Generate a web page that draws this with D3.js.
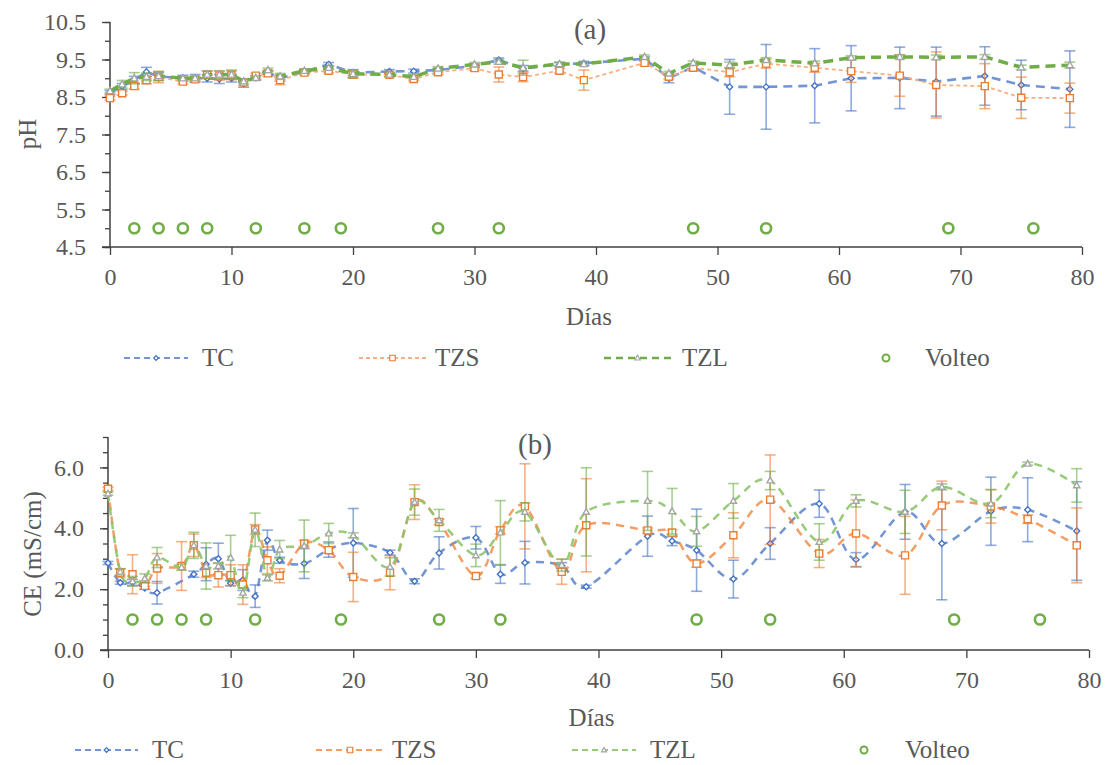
<!DOCTYPE html>
<html>
<head>
<meta charset="utf-8">
<script src="https://cdn.jsdelivr.net/npm/d3@7"></script>
<style>
  html, body { margin: 0; padding: 0; background: #ffffff; }
  svg { display: block; }
</style>
</head>
<body>
<script>
// Sampling days (same for both panels)
const days = [0,1,2,3,4,6,7,8,9,10,11,12,13,14,16,18,20,23,25,27,30,32,34,37,39,44,46,48,51,54,58,61,65,68,72,75,79];

// (a) pH per treatment
const phTC  = [8.62,8.78,8.95,9.17,9.05,9.00,9.00,9.00,8.98,9.00,8.86,9.01,9.15,9.00,9.18,9.37,9.15,9.18,9.19,9.22,9.33,9.49,9.26,9.37,9.40,9.52,9.00,9.30,8.77,8.77,8.80,9.00,9.01,8.91,9.06,8.82,8.71];
const phTZS = [8.47,8.60,8.79,8.95,9.03,8.91,8.97,9.09,9.07,9.08,8.89,9.07,9.13,8.95,9.15,9.20,9.10,9.09,8.98,9.16,9.27,9.10,9.03,9.20,8.95,9.41,9.04,9.28,9.16,9.39,9.28,9.19,9.07,8.82,8.79,8.48,8.47];
const phTZL = [8.66,8.84,9.00,9.04,9.06,9.00,9.00,9.10,9.10,9.10,8.92,9.01,9.22,9.05,9.20,9.28,9.12,9.10,9.04,9.26,9.37,9.44,9.28,9.38,9.38,9.57,9.13,9.41,9.35,9.49,9.40,9.55,9.57,9.56,9.57,9.29,9.35];
// (a) standard deviations
const phTCsd  = [0.05,0.08,0.10,0.12,0.10,0.08,0.10,0.10,0.12,0.10,0.10,0.06,0.05,0.08,0.05,0.05,0.08,0.05,0.05,0.05,0.05,0.05,0.08,0.05,0.05,0.05,0.12,0.05,0.73,1.13,0.99,0.87,0.82,0.92,0.78,0.66,1.02];
const phTZSsd = [0.05,0.05,0.08,0.10,0.15,0.06,0.06,0.10,0.12,0.12,0.08,0.06,0.08,0.12,0.05,0.06,0.10,0.06,0.05,0.06,0.06,0.20,0.12,0.06,0.27,0.06,0.06,0.08,0.12,0.12,0.12,0.30,0.55,0.88,0.60,0.55,0.40];
const phTZLsd = [0.05,0.10,0.15,0.10,0.12,0.05,0.05,0.10,0.10,0.12,0.06,0.05,0.05,0.08,0.05,0.05,0.10,0.05,0.06,0.05,0.05,0.06,0.20,0.05,0.05,0.05,0.05,0.05,0.08,0.06,0.06,0.05,0.06,0.06,0.06,0.06,0.08];

// (b) electrical conductivity (mS/cm) per treatment
const ceTC  = [2.86,2.21,2.22,2.04,1.88,null,2.49,2.82,3.00,2.19,2.30,1.77,3.61,2.95,2.84,3.30,3.52,3.20,2.26,3.19,3.69,2.49,2.87,2.77,2.08,3.74,3.58,3.28,2.33,3.50,4.81,2.97,4.54,3.50,4.56,4.61,3.91];
const ceTZS = [5.30,2.53,2.49,2.11,2.68,2.76,3.44,2.54,2.46,2.46,2.15,3.96,2.95,2.44,3.50,3.28,2.40,2.54,4.86,4.21,2.43,3.93,4.72,2.57,4.10,3.93,3.86,2.84,3.77,4.94,3.17,3.83,3.11,4.75,4.72,4.30,3.44];
const ceTZL = [5.14,2.57,2.26,2.35,3.04,2.72,3.44,2.76,2.76,3.03,1.88,3.95,2.37,3.30,3.42,3.83,3.77,2.73,4.86,4.26,3.11,3.86,4.54,2.79,4.54,4.90,4.56,3.90,4.90,5.57,3.55,4.90,4.54,5.36,4.81,6.12,5.41];
// (b) standard deviations
const ceTCsd  = [0.05,0.05,0.10,0.05,0.37,0,0.10,0.54,0.51,0.08,0.34,0.37,0.33,0.10,0.49,0.25,1.13,0.08,0.08,0.53,0.37,0.30,0.70,0.10,0.05,0.66,0.15,1.35,0.62,0.52,0.45,0.23,0.90,1.85,1.12,1.05,1.62];
const ceTZSsd = [0.05,0.14,0.64,0.10,0.49,0.80,0.37,0.16,0.39,0.34,0.65,0.16,0.44,0.23,0.10,0.08,0.81,0.56,0.57,0.09,0.08,0.12,1.40,0.41,1.53,0.08,0.08,0.12,0.74,1.47,0.46,1.10,1.28,0.80,0.55,0.14,1.23];
const ceTZLsd = [0.05,0.10,0.16,0.15,0.33,0.10,0.43,0.76,0.10,0.74,0.16,0.55,0.10,0.30,0.85,0.33,0.08,0.30,0.43,0.36,0.37,1.05,0.30,0.20,1.45,0.97,0.75,0.49,0.57,0.30,0.60,0.20,0.71,0.10,0.46,0.05,0.55];

// Turning events
const volteoA = [2,4,6,8,12,16,19,27,32,48,54,69,76];
const volteoB = [2,4,6,8,12,19,27,32,48,54,69,76];

// Axis ticks
const xTicks = [0,10,20,30,40,50,60,70,80];
const phTicks = [4.5,5.5,6.5,7.5,8.5,9.5,10.5];
const ceTicks = [0,2,4,6];
const seriesNames = ["TC","TZS","TZL","Volteo"];

const BLUE = "#4472C4", ORANGE = "#ED7D31", GREEN = "#70AD47", GRAY = "#A5A5A5";
const SERIF = "'Liberation Serif', 'Times New Roman', Tinos, 'Nimbus Roman', 'DejaVu Serif', serif";
const INK = "#595959";

const svg = d3.select("body").append("svg").attr("width", 1108).attr("height", 765)
  .attr("font-family", SERIF);

// marker shapes
const diamondType = { draw(ctx, size) { const r = Math.sqrt(size) / 2; ctx.moveTo(0,-r); ctx.lineTo(r,0); ctx.lineTo(0,r); ctx.lineTo(-r,0); ctx.closePath(); } };
const squareType = { draw(ctx, size) { const r = Math.sqrt(size) / 2; ctx.rect(-r,-r,2*r,2*r); } };
const triType = { draw(ctx, size) { const r = Math.sqrt(size) / 2; ctx.moveTo(0,-r*1.05); ctx.lineTo(r,r*0.75); ctx.lineTo(-r,r*0.75); ctx.closePath(); } };

function label(sel, size) {
  return sel.attr("font-family", SERIF).attr("font-size", size).attr("fill", INK);
}

function drawPanel(cfg) {
  const g = svg.append("g");
  const x = d3.scaleLinear().domain([0, 80]).range(cfg.xRange);
  const y = d3.scaleLinear().domain(cfg.yDomain).range(cfg.yRange);

  // y axis: minor ticks then major ticks with labels
  const minor = d3.range(cfg.yDomain[0], cfg.yDomain[1] + 1e-9, 0.5);
  g.append("g").attr("transform", `translate(${cfg.xRange[0]},0)`)
    .call(d3.axisLeft(y).tickValues(minor).tickSize(5).tickFormat(""))
    .call(a => a.select(".domain").remove())
    .call(a => a.selectAll("line").attr("stroke", "#404040").attr("stroke-width", 1.3));
  const yAx = g.append("g").attr("transform", `translate(${cfg.xRange[0]},0)`)
    .call(d3.axisLeft(y).tickValues(cfg.yTicks).tickSize(8).tickPadding(16).tickFormat(d3.format(".1f")));
  yAx.attr("font-family", SERIF);
  yAx.select(".domain").attr("stroke", "#404040").attr("stroke-width", 1.5).attr("d", `M0,${cfg.yRange[0]}V${cfg.yRange[1]}`);
  yAx.selectAll("line").attr("stroke", "#404040").attr("stroke-width", 1.3);
  label(yAx.selectAll("text"), 24);

  // x axis
  const xAx = g.append("g").attr("transform", `translate(0,${cfg.yRange[0]})`)
    .call(d3.axisBottom(x).tickValues(xTicks).tickSize(8).tickPadding(13).tickFormat(d3.format("d")));
  xAx.attr("font-family", SERIF);
  xAx.select(".domain").attr("stroke", "#404040").attr("stroke-width", 1.5).attr("d", `M${cfg.xRange[0] - 8},0H${cfg.xRange[1]}`);
  xAx.selectAll("line").attr("stroke", "#404040").attr("stroke-width", 1.3);
  label(xAx.selectAll("text"), 24);

  // titles
  label(g.append("text"), 29).attr("x", cfg.titlePos[0]).attr("y", cfg.titlePos[1]).attr("text-anchor", "middle")
    .text(cfg.title);
  label(g.append("text"), 25).attr("x", (cfg.xRange[0] + cfg.xRange[1]) / 2 - 7).attr("y", cfg.xLabelY).attr("text-anchor", "middle")
    .text("Días");
  label(g.append("text"), 25).attr("transform", `translate(${cfg.yLabelPos[0]},${cfg.yLabelPos[1]}) rotate(-90)`)
    .attr("text-anchor", "middle").text(cfg.yLabel);

  // series: error bars, line, markers
  cfg.series.forEach(s => {
    const pts = days.map((d, i) => ({ d, v: s.values[i], sd: s.sd[i] })).filter(p => p.v != null);
    const eb = g.append("g").attr("stroke", s.color).attr("stroke-opacity", 0.6).attr("stroke-width", 1.6);
    pts.filter(p => p.sd > 0).forEach(p => {
      const cx = x(p.d), y1 = y(p.v - p.sd), y2 = y(p.v + p.sd);
      eb.append("line").attr("x1", cx).attr("x2", cx).attr("y1", y1).attr("y2", y2);
      eb.append("line").attr("x1", cx - 5.5).attr("x2", cx + 5.5).attr("y1", y1).attr("y2", y1);
      eb.append("line").attr("x1", cx - 5.5).attr("x2", cx + 5.5).attr("y1", y2).attr("y2", y2);
    });
    const line = d3.line().x(p => x(p.d)).y(p => y(p.v)).curve(cfg.curve);
    g.append("path").datum(pts).attr("d", line).attr("fill", "none")
      .attr("stroke", s.lineColor).attr("stroke-width", s.width).attr("stroke-dasharray", s.dash)
      .attr("stroke-opacity", s.opacity);
    g.append("g").selectAll("path").data(pts).join("path")
      .attr("transform", p => `translate(${x(p.d)},${y(p.v)})`)
      .attr("d", d3.symbol().type(s.shape).size(s.size))
      .attr("fill", "#ffffff").attr("stroke", s.markerColor).attr("stroke-width", 1.4);
  });

  // turning events
  g.append("g").selectAll("circle").data(cfg.volteo).join("circle")
    .attr("cx", d => x(d)).attr("cy", y(cfg.volteoLevel)).attr("r", 5)
    .attr("fill", "none").attr("stroke", GREEN).attr("stroke-width", 2.6);

  // legend
  const lg = g.append("g");
  cfg.legend.forEach((it, i) => {
    const s = cfg.series[i];
    const ly = cfg.legendY;
    if (s) {
      lg.append("line").attr("x1", it.x0).attr("x2", it.x1).attr("y1", ly).attr("y2", ly)
        .attr("stroke", s.lineColor).attr("stroke-width", s.legendWidth).attr("stroke-dasharray", s.legendDash)
        .attr("stroke-opacity", s.opacity);
      lg.append("path").attr("transform", `translate(${(it.x0 + it.x1) / 2},${ly})`)
        .attr("d", d3.symbol().type(s.shape).size(s.size * 0.6))
        .attr("fill", "#ffffff").attr("stroke", s.markerColor).attr("stroke-width", 1.2);
    } else {
      lg.append("circle").attr("cx", it.x0).attr("cy", ly).attr("r", 3.5)
        .attr("fill", "none").attr("stroke", GREEN).attr("stroke-width", 2);
    }
    label(lg.append("text"), 25).attr("x", it.tx).attr("y", ly + 8).text(seriesNames[i]);
  });
}

drawPanel({
  xRange: [110, 1082], yDomain: [4.5, 10.5], yRange: [247, 22], yTicks: phTicks,
  title: "(a)", titlePos: [590, 39], xLabelY: 325, yLabel: "pH", yLabelPos: [36, 134],
  curve: d3.curveLinear,
  series: [
    { values: phTC, sd: phTCsd, color: BLUE, lineColor: BLUE, opacity: 0.75, width: 2.6, dash: "9,6",
      legendWidth: 2.2, legendDash: "6,4", markerColor: BLUE, shape: diamondType, size: 36 },
    { values: phTZS, sd: phTZSsd, color: ORANGE, lineColor: "#F4B183", opacity: 1, width: 1.8, dash: "4,3",
      legendWidth: 1.8, legendDash: "4,3", markerColor: ORANGE, shape: squareType, size: 50 },
    { values: phTZL, sd: phTZLsd, color: GREEN, lineColor: GREEN, opacity: 1, width: 3.5, dash: "10,6",
      legendWidth: 2.6, legendDash: "7,5", markerColor: GRAY, shape: triType, size: 48 }
  ],
  volteo: volteoA, volteoLevel: 5.0,
  legendY: 358,
  legend: [ { x0: 124, x1: 188, tx: 202 }, { x0: 359, x1: 426, tx: 435 }, { x0: 604, x1: 671, tx: 682 }, { x0: 886, tx: 925 } ]
});

drawPanel({
  xRange: [108, 1089], yDomain: [0, 7], yRange: [650, 437], yTicks: ceTicks,
  title: "(b)", titlePos: [535, 454], xLabelY: 726, yLabel: "CE (mS/cm)", yLabelPos: [41, 554],
  curve: d3.curveCatmullRom.alpha(0),
  series: [
    { values: ceTC, sd: ceTCsd, color: BLUE, lineColor: BLUE, opacity: 0.75, width: 2.5, dash: "8,6",
      legendWidth: 2.2, legendDash: "6,4", markerColor: BLUE, shape: diamondType, size: 36 },
    { values: ceTZS, sd: ceTZSsd, color: ORANGE, lineColor: ORANGE, opacity: 0.75, width: 2.5, dash: "8,6",
      legendWidth: 2.2, legendDash: "6,4", markerColor: ORANGE, shape: squareType, size: 50 },
    { values: ceTZL, sd: ceTZLsd, color: GREEN, lineColor: "#8CC46A", opacity: 0.9, width: 2.5, dash: "8,6",
      legendWidth: 2.2, legendDash: "6,4", markerColor: GRAY, shape: triType, size: 40 }
  ],
  volteo: volteoB, volteoLevel: 1.0,
  legendY: 750,
  legend: [ { x0: 75, x1: 138, tx: 152 }, { x0: 316, x1: 384, tx: 392 }, { x0: 572, x1: 636, tx: 650 }, { x0: 864, tx: 905 } ]
});
</script>
</body>
</html>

※

Required task:
Scan the data for the word "with" and copy every line where it shows up.

Solution for this problem:
Generate a web page that draws this with D3.js.
  // y axis: minor ticks then major ticks with labels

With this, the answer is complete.